Infrastructure implications 

The founder says this change has real implications for infrastructure.

“When more people live and work within the same space, pressure on transport networks, water systems, electricity supply and waste services increases significantly,” he said.

“It makes you think differently about infrastructure planning. Capacity, reliability and resilience become far more important when a larger population depends on the same underlying systems.”

Potential to create more efficient and vibrant cities

Urban densification has the potential to create more efficient and vibrant cities, van den Berg says. “In my view, the outcome will depend largely on the strength and resilience of the infrastructure that supports them.” 

Current footprint in a state of disrepair requiring significant investment

However in SA, the systems that carry that current footprint are in a state of disrepair and would require significant investment to ensure that the view point of improving or making the current footprints more dense becomes a reality, says Pierre Kriegler, a Property and Asset Management executive responsible for portfolio performance, governance, compliance and long-term real estate value across multi-asset portfolios.

Last month, David Morema, the founder and the head specialist at Kuhle Solutions, who has decades of experience in local government and human settlements said he had the opportunity to participate in the eighth Masterclass hosted by the Institute of Human Settlements Practitioners South Africa. It was held at the University of the Free State, under the theme: “Reforming Human Settlements Delivery in South Africa: Climate Resilience, Infrastructure and Sustainable Finance.”
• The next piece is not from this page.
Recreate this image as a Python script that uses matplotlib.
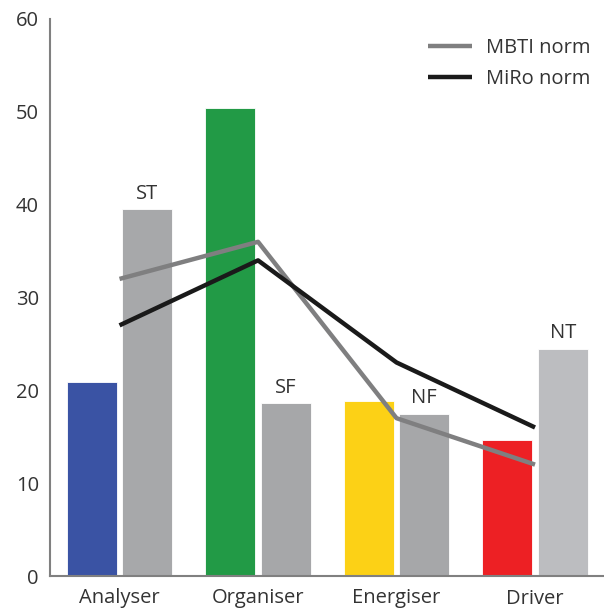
import numpy as np
import matplotlib.pyplot as plt

plt.rcParams['font.family'] = ['Open Sans', 'DejaVu Sans']

categories = ['Analyser', 'Organiser', 'Energiser', 'Driver']
miro_values = [20.9, 50.4, 18.9, 14.7]
mbti_types = ['ST', 'SF', 'NF', 'NT']
mbti_values = [39.5, 18.6, 17.5, 24.5]
mbti_norm = [32, 36, 17, 12]
miro_norm = [27, 34, 23, 16]

miro_colors = ['#3a53a4', '#229a46', '#fcd116', '#ed2024']
type_colors = ['#a7a8aa', '#a6a7a9', '#a6a7a9', '#bcbdc0']

fig = plt.figure(figsize=(6.04, 6.08), dpi=100)
ax = fig.add_axes([50 / 604, 32 / 608, 554 / 604, 557 / 608])

x = np.arange(len(categories))
width = 0.361
offset = 0.2

ax.bar(x - offset, miro_values, width, color=miro_colors, edgecolor='white', linewidth=0.6, zorder=2)
bars = ax.bar(x + offset, mbti_values, width, color=type_colors, edgecolor='white', linewidth=0.6, zorder=2)

for b, t in zip(bars, mbti_types):
    ax.text(b.get_x() + b.get_width() / 2, b.get_height() + 0.6, t,
            ha='center', va='bottom', fontsize=14.5, color='#333333')

ax.plot(x, mbti_norm, color='#7f7f80', lw=3.2, solid_capstyle='butt', zorder=3, label='MBTI norm')
ax.plot(x, miro_norm, color='#1a1a1a', lw=3.2, solid_capstyle='butt', zorder=3, label='MiRo norm')

ax.set_xlim(-0.502, 3.498)
ax.set_ylim(0, 60)
ax.set_yticks(range(0, 61, 10))
ax.set_xticks(x)
ax.set_xticklabels(categories)
ax.tick_params(axis='both', length=0, labelsize=14.5, labelcolor='#333333')
ax.tick_params(axis='y', pad=8)
ax.tick_params(axis='x', pad=9)

for s in ['top', 'right']:
    ax.spines[s].set_visible(False)
for s in ['left', 'bottom']:
    ax.spines[s].set_color('#808080')
    ax.spines[s].set_linewidth(1.5)

ax.legend(loc='upper right', bbox_to_anchor=(591 / 604, 1 - 38 / 608), bbox_transform=fig.transFigure,
          frameon=False, fontsize=14.5, handlelength=2.2, handletextpad=0.7,
          labelspacing=0.55, borderpad=0, borderaxespad=0, labelcolor='#333333')

fig.savefig('out.png', dpi=100)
He says the sessions brought together a wide range of perspectives-from spatial planning and climate resilience to financing models and professionalisation of the sector.

Tension between reform and delivery

He says what stood out for him was the consistent tension between reform and delivery. 

From the discussions and engagements, he says a few critical insights emerged:

•SA understands the problem well-but execution remains weak.

•The sector continues to face fragmentation, capacity gaps, and misalignment across spheres of government, which directly affects delivery outcomes.

•Housing must be treated as a system, not a product

The emphasis on a housing continuum and integrated delivery (infrastructure, transport, livelihoods) is long overdue, yet still not, embedded in practice

•Financing models are a structural constraint

Current subsidy approaches are not keeping pace with urbanisation pressures, and in some cases may be reinforcing inefficiencies and backlogs

•Climate resilience is no longer optional

The reality of disaster-driven displacement-particularly highlighted through case discussions-demands that resilience be built into all settlement planning and upgrading.

Sufficient policy, legislation and frameworks in place

The founder says his contribution to the discussions focused on a practical question, that is, “Are we over-emphasising reform, while under-investing in scaling what already works?”

He says there is sufficient policy, legislation, and frameworks in place- particularly within UISP and related instruments. The real gap lies in:

•Programme management discipline

•Stakeholder alignment and social compacting •Data-driven decision-making

•Institutional accountability

In short, he said the challenge is less about “what to do” and more about “how to do it consistently at scale.”

“The closing strategic dialogue reinforced the need for a clear, implementable reform roadmap, but equally, a shift toward delivery-focused execution models that integrate government, private sector, and communities.”

SA’s cities future shaped in informal settlements

In his final thought, if informal settlements are where the future of this country’s cities is being shaped, then its systems must evolve from managing compliance to enabling functional, inclusive and investable human settlements.